A steaming plate of South African boerewors with a side of chakalaka gravy is served at this quaint restaurant in a northeastern corner of Beijing, while a playlist of kwaito, Afrikaans treffers (hit songs) and house music plays in the background. Artworks of African wildlife adorn the walls and a chalkboard promises delicacies like ostrich steak. On the bar counter, the flags of China and South Africa hang side-by-side.
Welcome to Pinotage, a haven of South African cuisine in the Chinese capital. It's owned and operated by Toby Cao, who also acts as its chef.
Named after a signature South African red wine variety, Pinotage has been running in Beijing since 2008 and serving a variety of dishes unique to the country. Ingredients for the food items are sourced locally, including the casings for the boerewors. Toby said trial and error was the only way he could achieve such authentic tastes.
"There is no secret to South African food, you just keep doing it and work with customer feedback… With boerewors, we took a lot of time to find the right casings. We worked on our recipe in terms of salt, coriander and the quantity of ingredients to get a balance of spices. We make boerewors almost every day. We have 10 different kinds of sausages. I blend the spices and vinegar, and then we fill the casings with the meat and spices, that can take two to three hours for 20 kilograms," he said.

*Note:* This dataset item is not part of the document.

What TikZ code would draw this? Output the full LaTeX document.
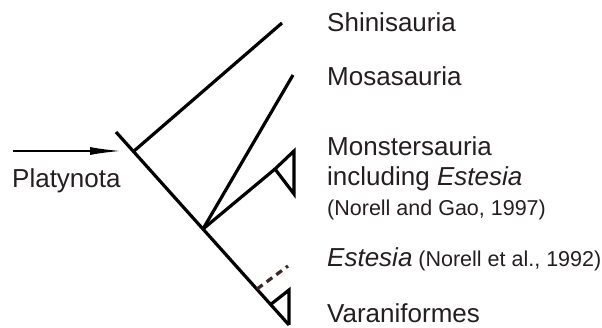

Toby's first interactions with South Africa goes back to 1999, when he worked in the juice industry and began visiting the country after forming a relationship with Ceres Juice in the Western Cape province. This led to importing wine to China, and eventually his current restaurant business. At its peak, Pinotage operated in Beijing, Xi'an, Dalian and Changchun. Over the years, the restaurant has served the likes of South African billionaire and media mogul Koos Bekker, singer Jan Blohm and popular band Freshlyground who also performed at the restaurant.
These days, with a smaller operation from earlier heydays, Toby's key focus is getting the dishes right, and adding more. As he speaks, a customer walks in and orders an ostrich burger.
He highlights the popularity of their bunny chow, a dish of a hollowed out loaf of bread filled with a curry. Pinotage serves both lamb and chicken varieties. It's a dish with deep roots in South Africa's British colonial and agricultural history.
"There were a lot of sugar farms around Durban in KwaZulu-Natal; many Indians went to South Africa to work on these farms. Bunny chow (and the curries that are contained in it) developed as a street food there. The bread served as a bowl, or container," he said.
"With bunny chow, it was being ordered twice a week. So, about after a month, our version became more authentic. Some people just come for the bunny chow."
And if you are feeling like a nibble, perhaps try their biltong, a traditional dried meat snack, or rusks, a biscuit-like sweet baked treat that pairs well with tea or coffee.
"We have a drying machine for biltong. I have tasted biltong in South Africa before. When I do biltong, I try to not make it too salty. We want to make it dry, but also tender, and not overwhelmed by other spices. We make it often, about once a week, and calculate how much we need, about 50 times a year."